Yes, the Minnesota Vikings pulled off one of the biggest upsets of this young NFL season a little more than 24 hours ago, and shocked a whole lot of people. . .yours truly included. I know that the phrase "that's why they play the games" is completely cliched, but it really applies in the case of yesterday's events. Think about it. . .in the first two weeks of the season, the Niners had handled both of the consensus top teams in the NFC North by beating the Green Bay Packers (handily) at Lambeau Field and the Detroit Lions (just as handily) at Candlestick Park. Two high-flying offenses that were almost completely shut down by the San Francisco defense. So, how did the Vikings do it?
By playing Vikings football. . .or what Vikings football should look like with the way this roster is currently constructed.
It was modern-day American philosopher Mike Tyson who once opined that everybody has a plan. . .until they get punched in the mouth. This appears to be a big part of the 49ers philosophy, as everything they do is predicated on being more physical than their opponents. San Francisco won the coin toss on Sunday afternoon, but deferred to the second half, allowing the Vikings to have the football first. This gave the Vikings the chance to throw the first punch, and they landed a haymaker.
The Vikings showed that they weren't afraid to do something that many teams are unable to do against the 49ers, that being run the football. Of the 16 plays on Minnesota's opening drive, eight of them were handoffs to Adrian Peterson. Now, those eight carries only gained 20 yards, but it was enough to keep the San Francisco defense honest and force them to respect the fact that the Vikings were going to run the football. Overall, the Vikings ran the ball 41 times, and gained 146 yards on the ground against a team that had given up a total of 127 yards on the ground in their first two games combined.
That strategy also gave Christian Ponder the opportunity to do what he's been doing through the first three games. . .he took what the 49ers were giving him, and the Vikings kept moving the ball down the field. By the time Ponder found Kyle Rudolph in the back-left corner of the end zone on the drive's 16th play, over half of the first quarter was gone and the Vikings had a 7-0 lead. Ponder completed six of his eight pass attempts on the drive, four of them to Kyle Rudolph, and the longest play of the Minnesota drive covered just 16 yards.
Dan Wiederer said it on Twitter during the game, and I mentioned it in the Game Threads, but it bears repeating here. . .anybody that's not impressed with the play of Christian Ponder at this point is simply looking for a reason or an excuse not to be. Yes, he still doesn't have a completion of longer than 29 yards on the season. . .but he hasn't really needed them. What he's done is led the Minnesota Vikings to within a last-second Andrew Luck drive of 3-0. . .after he had led the Vikings from 14 points down with five minutes remaining to get things tied in the first place.
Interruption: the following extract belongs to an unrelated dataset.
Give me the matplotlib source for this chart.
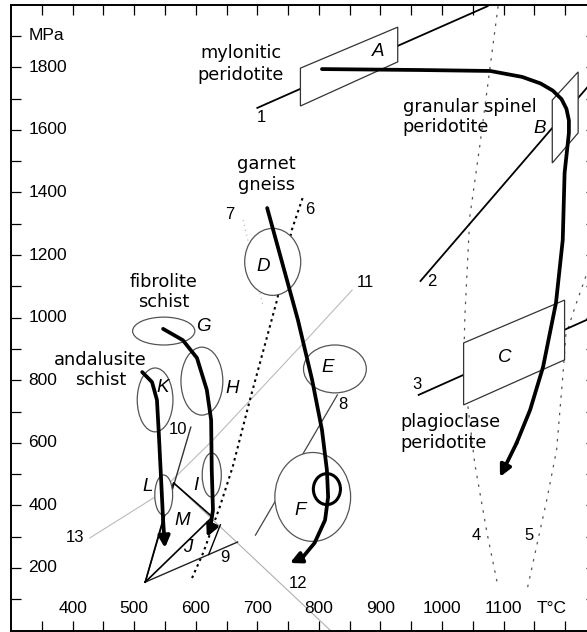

As it stands now, Ponder is second in the NFL in completion percentage (behind Matt Ryan). He's fifth in quarterback rating going into tonight's action (behind Ryan, Kevin Kolb, Ben Roethlisberger, and Andy Dalton), for those of you who are into that kind of thing. And through the first three weeks, there are only three quarterbacks that have taken the majority of their team's snaps that have yet to throw an interception. . .Kevin Kolb, Blaine Gabbert, and Christian Ponder. That's a big part of the reason why the Vikings are currently 2-1 and are, in many cases, exceeding expectations.
To say nothing of the defensive performance from yesterday's game. Chad Greenway was everywhere, and played one of the best games we've seen from him in a long time. The entire Vikings' defense was aggressive, making Alex Smith run around all day and hitting him more than it appeared he was used to. The physical play on defense paid off, as the Vikings managed to get San Francisco to turn the ball over three times. Keep in mind, that Alex Smith hadn't thrown an interception since the Niners' Thanksgiving eve game against Baltimore in Week 12 of last season, and the Niners as a whole only had ten turnovers in the entire 2011 regular season (and only one in their first two games this year). To get three turnovers from a team like the Niners that hasn't shown a propensity for turning the ball over is huge (even if Toby Gerhart tried to give all of them back in the span of two minutes in the fourth quarter).
More importantly, the defense stood up when they had to. With all the momentum going into the locker room at halftime, the Vikings allowed a 94-yard kickoff return to Kyle Williams to start the third quarter of play. The momentum was starting to swing towards San Francisco, but the Vikings defense only allowed the Niners to run three plays before they settled for a David Akers field goal rather than a touchdown. Minnesota did allow a touchdown on the next drive to allow San Francisco to get with 17-13, but after that the Niners didn't get on the scoreboard again.
This past Sunday, we saw what this Minnesota Vikings team was capable of doing when they maintain their focus and played disciplined football. (Oh, did I mention that for the entire game on Sunday, the Vikings were only penalized one time for ten yards? If I didn't, I should have, because that's sort of important.) I don't know if they can sustain it for any length of time, but if they can go out on the field and beat a team like the San Francisco 49ers with the roll that they were on, it's not crazy to think that they can hang with any team on their schedule.
They just need to keep punching people in the mouth when they get the chance.